WHAT YOU NEED TO DO: Show only lines that include "script".

(Plotting code records)
+===+

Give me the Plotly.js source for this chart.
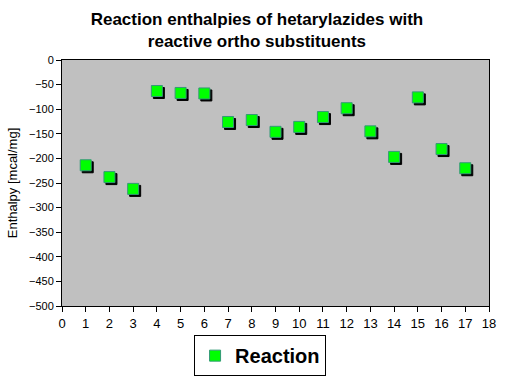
<!DOCTYPE html>
<html>
<head>
<meta charset="utf-8">
<script src="https://cdn.plot.ly/plotly-3.0.1.min.js"></script>
<style>
html,body{margin:0;padding:0;background:#fff;}
#chart{width:516px;height:383px;}
.scatterlayer .point{filter:drop-shadow(2px 2px 0 #000);}
</style>
</head>
<body>
<div id="chart"></div>
<script>
var compounds = [1, 2, 3, 4, 5, 6, 7, 8, 9, 10, 11, 12, 13, 14, 15, 16, 17];
var enthalpy = [-214, -238, -262, -63, -67, -68, -126, -122, -146, -136, -116, -98, -145, -197, -76, -181, -220];
var seriesName = "Reaction";
var chartTitle = "Reaction enthalpies of hetarylazides with<br>reactive ortho substituents";
var yTitle = "Enthalpy [mcal/mg]";

var F = "Arial, Liberation Sans, sans-serif";

var trace = {
  x: compounds,
  y: enthalpy,
  type: "scatter",
  mode: "markers",
  name: seriesName,
  showlegend: true,
  marker: {symbol: "square", size: 11, color: "#00ff00", line: {color: "#339977", width: 1}}
};

var layout = {
  width: 516, height: 383,
  margin: {l: 62, r: 27, t: 60, b: 77},
  paper_bgcolor: "#ffffff",
  plot_bgcolor: "#c0c0c0",
  title: {text: chartTitle, font: {family: F, size: 17, color: "#000", weight: "bold"}, x: 0.498, xref: "container", xanchor: "center", y: 0.935, yref: "container", yanchor: "middle"},
  xaxis: {range: [0, 18], dtick: 1, tick0: 0, showgrid: false, zeroline: false, showline: true, linecolor: "#000", linewidth: 1, mirror: true, ticks: "outside", ticklen: 5, tickcolor: "#000", tickfont: {family: F, size: 13, color: "#000"}, automargin: false},
  yaxis: {range: [-500, 0], dtick: 50, showgrid: false, zeroline: false, showline: true, linecolor: "#000", linewidth: 1, mirror: true, ticks: "outside", ticklen: 5, tickcolor: "#000", tickfont: {family: F, size: 11, color: "#000"}, automargin: false, title: {text: yTitle, font: {family: F, size: 13, color: "#000"}, standoff: 8}},
  showlegend: true,
  legend: {xref: "container", yref: "container", x: 0.504, xanchor: "center", y: 0.125, yanchor: "top", orientation: "h", bordercolor: "#000", borderwidth: 1, bgcolor: "#fff", font: {family: F, size: 20, color: "#000", weight: "bold"}}
};

Plotly.newPlot("chart", [trace], layout, {displayModeBar: false, staticPlot: true});
</script>
</body>
</html>
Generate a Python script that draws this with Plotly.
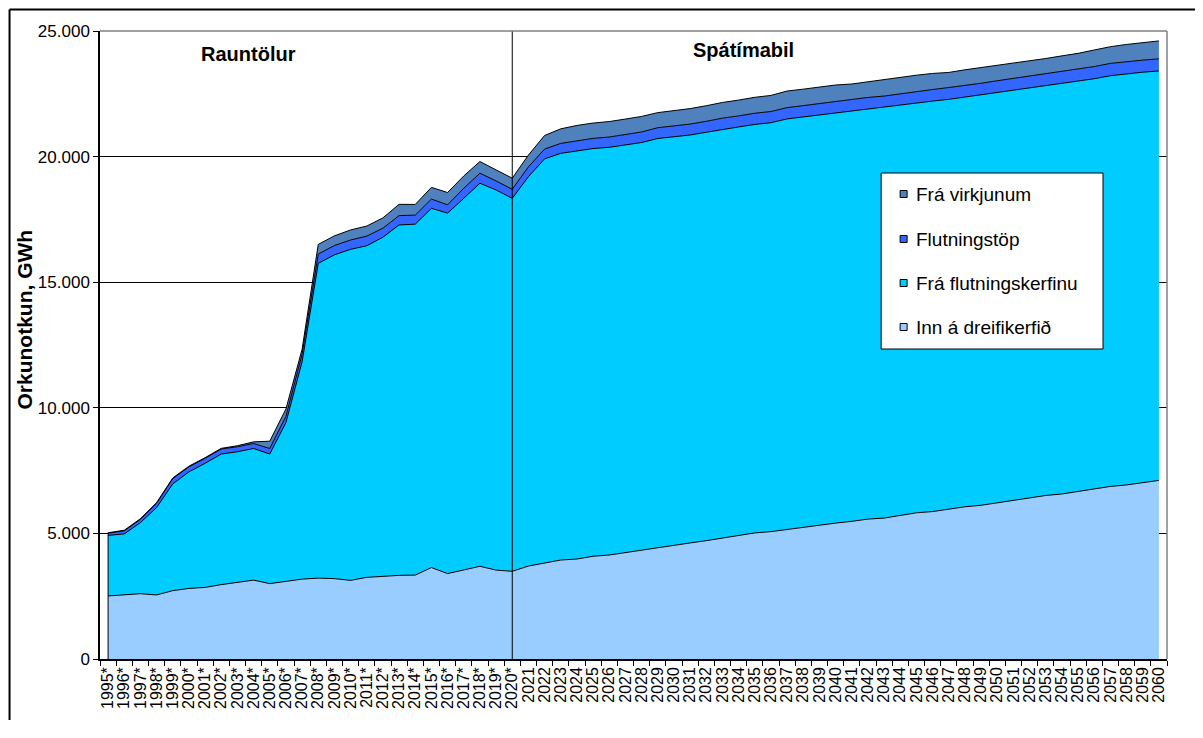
import plotly.graph_objects as go

# ---- data ----
years_actual = [f"{y}*" for y in range(1995, 2021)]
years_forecast = [str(y) for y in range(2021, 2061)]
categories = years_actual + years_forecast

inn_a_dreifikerfid = [
    2510, 2560, 2600, 2550, 2720, 2810, 2850, 2960, 3060, 3140, 3000, 3090, 3180,
    3220, 3200, 3130, 3250, 3290, 3330, 3340, 3640, 3400, 3560, 3690, 3540, 3490,
    3700, 3810, 3940, 3980, 4090, 4140, 4230, 4330, 4420, 4520, 4620, 4710, 4820,
    4920, 5020, 5070, 5160, 5230, 5320, 5410, 5480, 5570, 5610, 5720, 5820, 5870,
    5960, 6060, 6120, 6210, 6320, 6420, 6510, 6570, 6670, 6780, 6870, 6930, 7020, 7110]

fra_flutningskerfinu = [
    2410, 2420, 2830, 3480, 4250, 4640, 4940, 5200, 5190, 5240, 5160, 6320, 8650,
    12530, 12890, 13180, 13200, 13500, 13950, 13970, 14300, 14350, 14780, 15250, 15130, 14850,
    15500, 16100, 16190, 16260, 16230, 16230, 16230, 16230, 16300, 16270, 16240, 16260, 16270,
    16260, 16260, 16280, 16340, 16350, 16340, 16340, 16350, 16330, 16350, 16330, 16320, 16340,
    16320, 16310, 16350, 16350, 16330, 16320, 16320, 16340, 16310, 16320, 16350, 16370, 16340, 16300]

flutningstop = [
    90, 120, 130, 170, 210, 200, 200, 200, 200, 200, 220, 250, 300,
    370, 370, 370, 385, 360, 370, 360, 370, 330, 400, 400, 360, 360,
    390, 390, 395, 400, 405, 410, 415, 420, 430, 430, 435, 435, 440,
    440, 445, 445, 450, 450, 450, 455, 450, 455, 450, 455, 440, 460,
    470, 455, 450, 460, 465, 470, 475, 480, 490, 485, 490, 485, 480, 480]

fra_virkjunum = [
    15, 25, 25, 25, 25, 25, 25, 25, 40, 65, 290, 290, 200,
    385, 385, 400, 400, 410, 450, 425, 465, 490, 490, 465, 440, 440,
    470, 540, 580, 600, 610, 615, 620, 620, 600, 610, 615, 620, 625,
    630, 635, 640, 660, 655, 650, 645, 610, 630, 640, 640, 660, 640,
    600, 630, 620, 610, 600, 600, 600, 620, 640, 660, 665, 680, 700, 715]

series_names = ["Inn á dreifikerfið", "Frá flutningskerfinu", "Flutningstöp", "Frá virkjunum"]
series_values = [inn_a_dreifikerfid, fra_flutningskerfinu, flutningstop, fra_virkjunum]
series_colors = ["#99CCFF", "#00CCFF", "#3366FF", "#4F81BD"]

y_ticks = [0, 5000, 10000, 15000, 20000, 25000]
split_category = "2020*"

# ---- figure geometry (screen pixels; page body adds an 8px offset) ----
OFF = 8
W, H = 1203 - 2 * OFF, 738 - 2 * OFF - 10
PLOT_L, PLOT_R, PLOT_T, PLOT_B = 99.5, 1167, 31, 659  # screen coords
ML = PLOT_L - OFF
MT = PLOT_T - OFF
MR = W - (PLOT_R - OFF)
MB = H - (PLOT_B - OFF)
PW, PH = W - ML - MR, H - MT - MB
FONT = "Liberation Sans, Arial, sans-serif"
RIGHT_EDGE = OFF + W  # screen x of the figure's right edge


def px(xs):
    return (xs - PLOT_L) / PW


def py(ys):
    return (PLOT_B - ys) / PH


fig = go.Figure()
for name, vals, col in zip(series_names, series_values, series_colors):
    fig.add_trace(go.Scatter(
        x=categories, y=vals, name=name, mode="lines",
        stackgroup="one", fillcolor=col,
        line=dict(color="black", width=1),
        showlegend=False,
    ))

totals = [sum(v) for v in zip(*series_values)]

shapes = []
for idx in (0, len(categories) - 1):
    shapes.append(dict(type="line", xref="x", yref="y", x0=categories[idx], x1=categories[idx],
                       y0=0, y1=totals[idx], line=dict(color="black", width=1), layer="above"))
shapes.append(dict(type="line", xref="x", yref="y", x0=split_category, x1=split_category,
                   y0=0, y1=y_ticks[-1], line=dict(color="black", width=1), layer="above"))
shapes.append(dict(type="line", xref="paper", yref="paper", x0=0, x1=1, y0=1, y1=1,
                   line=dict(color="#808080", width=1.5)))
shapes.append(dict(type="line", xref="paper", yref="paper", x0=1, x1=1, y0=0, y1=1,
                   line=dict(color="#808080", width=1.5)))
# outer chart frame (left and top edges visible)
shapes.append(dict(type="line", xref="paper", yref="paper", x0=px(9), x1=px(9),
                   y0=py(OFF + H), y1=py(9.5), line=dict(color="black", width=2)))
shapes.append(dict(type="line", xref="paper", yref="paper", x0=px(9), x1=px(RIGHT_EDGE),
                   y0=py(9.5), y1=py(9.5), line=dict(color="black", width=2)))

# manual legend
leg_x0, leg_x1, leg_y0, leg_y1 = 881, 1103, 173, 349
shapes.append(dict(type="rect", xref="paper", yref="paper", x0=px(leg_x0), x1=px(leg_x1),
                   y0=py(leg_y1), y1=py(leg_y0), line=dict(color="black", width=1),
                   fillcolor="white", layer="above"))
legend_rows = [194, 239, 283, 327]
annotations = []
for yrow, name, col in zip(legend_rows, series_names[::-1], series_colors[::-1]):
    shapes.append(dict(type="rect", xref="paper", yref="paper", x0=px(900), x1=px(907),
                       y0=py(yrow + 3.5), y1=py(yrow - 3.5), line=dict(color="black", width=1),
                       fillcolor=col, layer="above"))
    annotations.append(dict(xref="paper", yref="paper", x=px(914), y=py(yrow), text=name,
                            showarrow=False, xanchor="left", yanchor="middle",
                            font=dict(family=FONT, size=19, color="black")))

annotations.append(dict(xref="paper", yref="paper", x=px(248), y=py(54), text="<b>Rauntölur</b>",
                        showarrow=False, xanchor="center", yanchor="middle",
                        font=dict(family=FONT, size=20, color="black")))
annotations.append(dict(xref="paper", yref="paper", x=px(743), y=py(50), text="<b>Spátímabil</b>",
                        showarrow=False, xanchor="center", yanchor="middle",
                        font=dict(family=FONT, size=20, color="black")))
annotations.append(dict(xref="paper", yref="paper", x=px(24), y=py(320), text="<b>Orkunotkun, GWh</b>",
                        showarrow=False, xanchor="center", yanchor="middle", textangle=-90,
                        font=dict(family=FONT, size=21, color="black")))

fig.update_layout(
    width=W, height=H,
    margin=dict(l=ML, r=MR, t=MT, b=MB, autoexpand=False),
    paper_bgcolor="white", plot_bgcolor="white",
    separators=",.",
    font=dict(family=FONT, color="black"),
    shapes=shapes, annotations=annotations,
    showlegend=False,
    xaxis=dict(
        type="category", categoryorder="array", categoryarray=categories,
        range=[-0.5, len(categories) - 0.5],
        tickmode="linear", dtick=1, tickson="boundaries",
        tickangle=-90, tickfont=dict(family=FONT, size=16, color="black"),
        ticks="outside", ticklen=5, tickcolor="black",
        showline=True, linecolor="black", linewidth=1.5,
        showgrid=False, zeroline=False,
    ),
    yaxis=dict(
        range=[0, y_ticks[-1]], tickmode="array", tickvals=y_ticks,
        tickformat=",d", tickfont=dict(family=FONT, size=17, color="black"),
        ticks="outside", ticklen=5, tickcolor="black",
        showline=True, linecolor="black", linewidth=1.5,
        showgrid=True, gridcolor="black", gridwidth=1,
        zeroline=False,
    ),
)

fig.write_html("out.html")
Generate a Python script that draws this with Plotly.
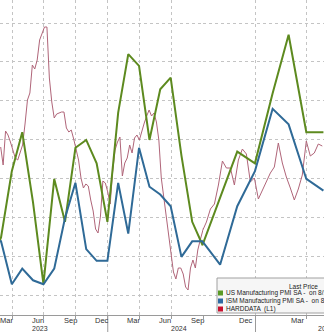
import pandas as pd
import plotly.graph_objects as go

# ---------------- data ----------------
pmi_dates = pd.date_range("2023-01-31", "2025-04-30", freq="ME")
us_pmi = [46.9, 47.5, 49.2, 50.2, 48.4, 46.3, 49.0, 47.9, 49.8, 50.0, 49.4, 47.9,
          50.7, 52.2, 51.9, 50.0, 51.3, 51.6, 49.6, 47.9, 47.3, 48.5, 49.7, 49.4,
          51.2, 52.7, 50.2, 50.2]
ism_pmi = [47.4, 47.4, 46.3, 46.7, 46.4, 46.3, 46.7, 48.0, 48.9, 47.2, 46.9, 46.9,
           48.9, 47.6, 49.8, 48.8, 48.6, 48.3, 47.0, 47.4, 47.4, 46.8, 48.3, 49.2,
           50.8, 50.4, 49.0, 48.7]

hard_start = "2023-02-27"
hard_data = [0.13, -0.05, 0.29, 0.25, 0.18, 0.09, 0.02, 0.00, 0.07, 0.15,
             0.36, 0.60, 0.67, 0.95, 0.91, 1.00, 1.20, 1.27, 1.33, 1.33,
             0.82, 0.58, 0.42, 0.46, 0.47, 0.48, 0.48, 0.32, 0.28, 0.30,
             0.21, 0.11, 0.00, -0.18, -0.28, -0.24, -0.26, -0.40, -0.51, -0.69,
             -0.73, -0.56, -0.21, -0.23, -0.32, -0.44, -0.12, 0.10, 0.18, 0.23,
             -0.16, -0.03, 0.02, 0.15, 0.07, 0.22, 0.25, 0.20, 0.29, 0.37,
             0.44, 0.50, 0.44, 0.47, 0.38, 0.20, -0.18, -0.38, -0.56, -0.73,
             -0.92, -1.12, -1.19, -1.08, -1.08, -1.14, -1.27, -1.30, -1.08, -1.00,
             -1.08, -0.90, -0.80, -0.71, -0.62, -0.49, -0.44, -0.25, -0.01, -0.08,
             -0.08, -0.25, 0.00, 0.11, 0.06, -0.22, -0.18, -0.39, -0.30, -0.21,
             -0.13, -0.07, 0.17, -0.03, -0.17, -0.28, -0.40, -0.29, -0.15, 0.19,
             0.04, 0.07, 0.16, 0.14]
hard_dates = pd.date_range(hard_start, periods=len(hard_data), freq="7D")

month_labels = ["Mar", "Jun", "Sep", "Dec", "Mar", "Jun", "Sep", "Dec", "Mar"]
month_label_dates = ["2023-03-16", "2023-06-15", "2023-09-15", "2023-12-16",
                     "2024-03-16", "2024-06-15", "2024-09-15", "2024-12-16",
                     "2025-03-16"]
grid_left = ["2023-04-01", "2023-07-01", "2023-10-01", "2024-01-01",
             "2024-04-01", "2024-07-01", "2024-10-01"]
grid_right = ["2024-10-01", "2025-01-01", "2025-04-01"]
years = ["2023", "2024", "2025"]

# axis scale break (the time axis is more stretched from Oct-2024)
BREAK = pd.Timestamp("2024-10-01")
LEFT_RANGE = ["2023-02-25", "2024-10-01"]
RIGHT_RANGE = ["2024-10-01", "2025-05-01"]
SPLIT = 203 / 324

GREEN = "#5d8a1f"
BLUE = "#2f6a97"
PINK = "#b06579"
GRID = "#c4c4c4"


def split(dates, vals):
    d = list(pd.to_datetime(dates))
    last_left = max(i for i in range(len(d)) if d[i] < BREAK)
    left = (d[:last_left + 2], list(vals)[:last_left + 2])
    right = (d[last_left:], list(vals)[last_left:])
    return left, right


fig = go.Figure()

(hl, hr) = split(hard_dates, hard_data)
for (xs, ys), xa in ((hl, "x"), (hr, "x2")):
    fig.add_trace(go.Scatter(x=xs, y=ys, xaxis=xa, yaxis="y", mode="lines",
                             line=dict(color=PINK, width=1), showlegend=False))

for vals, col in ((us_pmi, GREEN), (ism_pmi, BLUE)):
    (l, r) = split(pmi_dates, vals)
    for (xs, ys), xa in ((l, "x"), (r, "x2")):
        fig.add_trace(go.Scatter(x=xs, y=ys, xaxis=xa, yaxis="y2", mode="lines",
                                 line=dict(color=col, width=2), showlegend=False))

axis_font = dict(family="Liberation Sans, Arial, sans-serif", size=7.5, color="#333")
common_x = dict(type="date", showgrid=False, ticks="", showline=True,
                linecolor="#9a9a9a", linewidth=1, zeroline=False,
                showticklabels=False, fixedrange=True)

fig.update_layout(
    width=324, height=332,
    margin=dict(l=0, r=0, t=0, b=17),
    paper_bgcolor="white", plot_bgcolor="white",
    showlegend=False,
    xaxis=dict(domain=[0, SPLIT], range=LEFT_RANGE, anchor="y",
               tickmode="array", tickvals=[],
               minor=dict(tickmode="array", tickvals=grid_left, showgrid=True,
                          gridcolor=GRID, griddash="dot", gridwidth=1,
                          ticks="outside", ticklen=3, tickcolor="#9a9a9a"),
               **common_x),
    xaxis2=dict(domain=[SPLIT, 1], range=RIGHT_RANGE, anchor="y",
                tickmode="array", tickvals=[],
                minor=dict(tickmode="array", tickvals=grid_right, showgrid=True,
                           gridcolor=GRID, griddash="dot", gridwidth=1,
                           ticks="outside", ticklen=3, tickcolor="#9a9a9a"),
                **common_x),
    yaxis=dict(range=[-1.55, 1.60], showgrid=False, showticklabels=False,
               ticks="", zeroline=False, showline=False, fixedrange=True),
    yaxis2=dict(range=[45.51, 53.59], overlaying="y", side="right", anchor="x2",
                showgrid=True, gridcolor=GRID, griddash="dot", gridwidth=1,
                tickmode="linear", tick0=46, dtick=1,
                showticklabels=False, ticks="", zeroline=False, showline=False,
                fixedrange=True),
)


def py(ypx):
    return (315 - ypx) / 315


# month labels (centred inside the labelled month)
for txt, d in zip(month_labels, month_label_dates):
    xa = "x" if pd.Timestamp(d) < BREAK else "x2"
    fig.add_annotation(text=txt, xref=xa, yref="paper", x=d, y=py(320),
                       xanchor="center", yanchor="middle", showarrow=False,
                       font=axis_font)

# year separators and year labels
for xa, d in (("x", "2024-01-01"), ("x2", "2025-01-01")):
    fig.add_shape(type="line", xref=xa, yref="paper", x0=d, x1=d, y0=0, y1=-0.06,
                  line=dict(color="#9a9a9a", width=1))
for txt, px in zip(years, (40, 179, 326)):
    fig.add_annotation(text=txt, xref="paper", yref="paper", x=px / 324,
                       y=py(328.5), xanchor="center", yanchor="middle",
                       showarrow=False,
                       font=dict(family=axis_font["family"], size=7, color="#333"))

# legend (Bloomberg style box)
fig.add_shape(type="rect", xref="paper", yref="paper", x0=217 / 324, x1=1.2,
              y0=py(313), y1=py(278), fillcolor="#f6f6f6",
              line=dict(color="#a0a0a0", width=1), layer="above")
leg_font = dict(family="Liberation Sans, Arial, sans-serif", size=6.5, color="#222")
fig.add_annotation(text="Last Price", xref="paper", yref="paper", x=287 / 324,
                   y=py(286), xanchor="left", yanchor="middle", showarrow=False,
                   font=leg_font)
legend_rows = [("US Manufacturing PMI SA -  on 8/1/25", "#5a9a25", 293),
               ("ISM Manufacturing PMI SA -  on 8/1/25", "#2f6aa3", 301),
               ("HARDDATA  (L1)", "#c8102e", 309)]
for txt, col, ypx in legend_rows:
    fig.add_shape(type="rect", xref="paper", yref="paper", x0=218 / 324, x1=223 / 324,
                  y0=py(ypx + 2.5), y1=py(ypx - 2.5), fillcolor=col,
                  line=dict(width=0), layer="above")
    fig.add_annotation(text=txt, xref="paper", yref="paper", x=224 / 324, y=py(ypx),
                       xanchor="left", yanchor="middle", showarrow=False, font=leg_font)

fig.write_html("out.html", config={"displayModeBar": False})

+===+

COMPLETED TASK:
<script src="https://cdn.plot.ly/plotly-3.0.1.min.js"></script>
<script>
</script>
Generate a Python script that draws this with Plotly.
Generate a Python script that draws this with Plotly.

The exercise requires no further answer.